Given exercise
Please print exactly the lines below, from the start of the material up to and including the line with "import numpy as np", but none of the pictures.

* start Available data *

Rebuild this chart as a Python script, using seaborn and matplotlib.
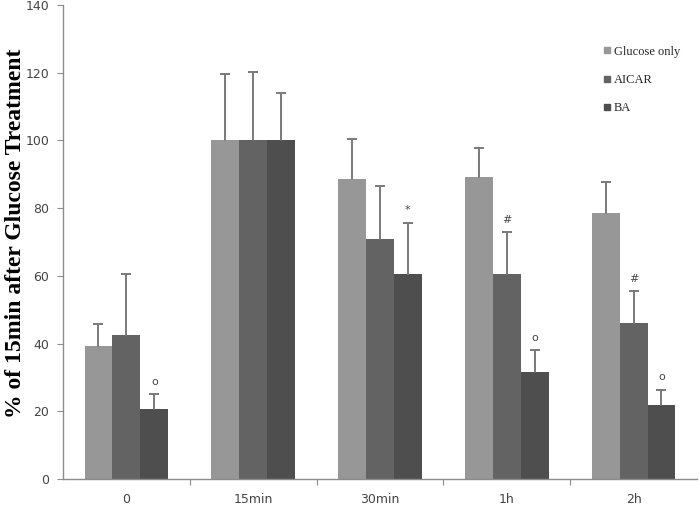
import matplotlib.pyplot as plt
import matplotlib.ticker as mticker
import seaborn as sns
import pandas as pd
import numpy as np

# --- data ---
times = ['0', '15min', '30min', '1h', '2h']
groups = ['Glucose only', 'AICAR', 'BA']
glucose = [39.4, 100, 88.5, 89.3, 78.6]
aicar = [42.6, 100, 71.0, 60.5, 46.0]
ba = [20.7, 100, 60.7, 31.5, 21.9]
glucose_err = [6.4, 19.6, 11.8, 8.4, 9.0]
aicar_err = [18.0, 20.2, 15.6, 12.4, 9.4]
ba_err = [4.3, 14.0, 15.0, 6.5, 4.5]
# significance marks (group, time index, symbol)
marks = [('BA', 0, 'o'), ('BA', 2, '*'), ('AICAR', 3, '#'), ('BA', 3, 'o'),
         ('AICAR', 4, '#'), ('BA', 4, 'o')]

colors = ['#979797', '#636363', '#4e4e4e']

df = pd.DataFrame({
    'Time': times * 3,
    'Value': glucose + aicar + ba,
    'Err': glucose_err + aicar_err + ba_err,
    'Group': [g for g in groups for _ in times],
})

sns.set_theme(style="white")
plt.rcParams['font.family'] = ['DejaVu Sans']

fig = plt.figure(figsize=(6.99, 5.09), dpi=100)
ax = fig.add_axes([0.0901, 0.0589, 0.907, 0.9311])

sns.barplot(data=df, x='Time', y='Value', hue='Group', order=times,
            hue_order=groups, palette=colors, width=0.66, errorbar=None,
            saturation=1, linewidth=0, ax=ax, legend=False)

# upward-only error bars (no cap at the bar top) and marks
tops = {}
for g, cont in zip(groups, ax.containers):
    sub = df[df['Group'] == g].set_index('Time').loc[times]
    for i, bar in enumerate(cont):
        xc = bar.get_x() + bar.get_width() / 2
        v = sub['Value'].iloc[i]
        e = sub['Err'].iloc[i]
        ax.plot([xc, xc], [v, v + e], color='#7a7a7a', lw=1.4, zorder=3)
        ax.plot(xc, v + e, marker='_', markersize=7, mew=1.4,
                color='#7a7a7a', zorder=3)
        tops[(g, i)] = (xc, v + e)

for g, i, sym in marks:
    xc, top = tops[(g, i)]
    ax.text(xc, top + 2.2, sym, ha='center', va='bottom', fontsize=8,
            color='#444444')

ax.set_ylim(0, 140)
ax.set_xlim(-0.5, len(times) - 0.5)
ax.yaxis.set_major_locator(mticker.MultipleLocator(20))
ax.set_xlabel('')
ax.set_ylabel('% of 15min after Glucose Treatment', family='Liberation Serif',
              fontweight='bold', fontsize=17, color='black')
ax.yaxis.set_label_coords(-0.058, 0.518)

for s in ['top', 'right']:
    ax.spines[s].set_visible(False)
for s in ['left', 'bottom']:
    ax.spines[s].set_color('#8c8c8c')
    ax.spines[s].set_linewidth(1.0)

ax.tick_params(axis='y', which='major', left=True, length=4, width=0.8,
               color='#8c8c8c', labelsize=9, labelcolor='#444444', pad=6)
ax.tick_params(axis='x', which='major', length=0, labelsize=9,
               labelcolor='#444444', pad=10)
ax.xaxis.set_minor_locator(mticker.FixedLocator(np.arange(0.5, len(times) - 0.5, 1)))
ax.tick_params(axis='x', which='minor', bottom=True, length=4, width=0.8,
               color='#8c8c8c')

# legend with small square markers
handles = [plt.Line2D([], [], marker='s', linestyle='', markersize=5,
                      markerfacecolor=c, markeredgecolor=c) for c in colors]
ax.legend(handles, groups, loc='upper left', bbox_to_anchor=(0.845, 0.925),
          frameon=False, handlelength=0.6, handletextpad=0.2,
          labelspacing=1.3, borderaxespad=0,
          prop={'family': 'Liberation Serif', 'size': 9})

fig.savefig('out.png', dpi=100, facecolor='white')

* end Available data *

Answer to the problem
Rebuild this chart as a Python script, using seaborn and matplotlib.
import matplotlib.pyplot as plt
import matplotlib.ticker as mticker
import seaborn as sns
import pandas as pd
import numpy as np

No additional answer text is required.